Einde inhoudsopgave
Wet studiefinanciering 2000
Artikel 5.3 Waarde van de reisvoorziening
Geldend
Geldend vanaf 01-04-2023
- Bronpublicatie:
30-11-2022, Stb. 2023, 4 (uitgifte: 10-01-2023, kamerstukken: 36126)
- Inwerkingtreding
01-04-2023
- Bronpublicatie inwerkingtreding:
20-03-2023, Stb. 2023, 92 (uitgifte: 22-03-2023, kamerstukken/regelingnummer: -)
- Vakgebied(en)
Sociale zekerheid kinderen en jongeren / Studiefinanciering
Onderwijsrecht / Bijzondere onderwerpen
1.
Het deel van de prestatiebeurs hoger onderwijs dat betrekking heeft op het recht op de reisvoorziening, is gelijk aan een twaalfde deel van de waarde die daarvoor per student door het vervoerbedrijf aan Onze Minister in rekening wordt gebracht.

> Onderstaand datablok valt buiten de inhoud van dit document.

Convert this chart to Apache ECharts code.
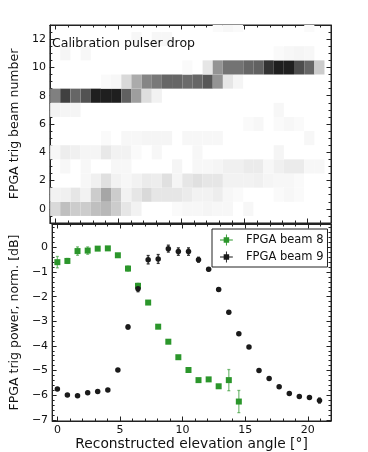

De waarde wordt berekend door de voorlopige vergoeding voor het lopende kalenderjaar te corrigeren naar de correctie die de voorlopige vergoeding voor het tweede daaraan voorafgaande kalenderjaar onderging. Dit deel van de prestatiebeurs hoger onderwijs wordt niet uitbetaald of verrekend.
2.
Indien de prestatiebeurs hoger onderwijs niet kan worden omgezet in een gift, wordt de tegenwaarde van de reisvoorziening kwijtgescholden over een maand waarover het reisproduct niet is gekoppeld aan een drager als bedoeld in artikel 3.25, eerste lid. In afwijking van artikel 1.2 is bepalend de toestand op enig moment van de maand. De over het kwijt te schelden bedrag opgebouwde rente gaat dan teniet. De kwijtschelding is niet van toepassing op een maand waarin een vergoeding als bedoeld in artikel 3.24, tweede of vierde lid, is toegekend.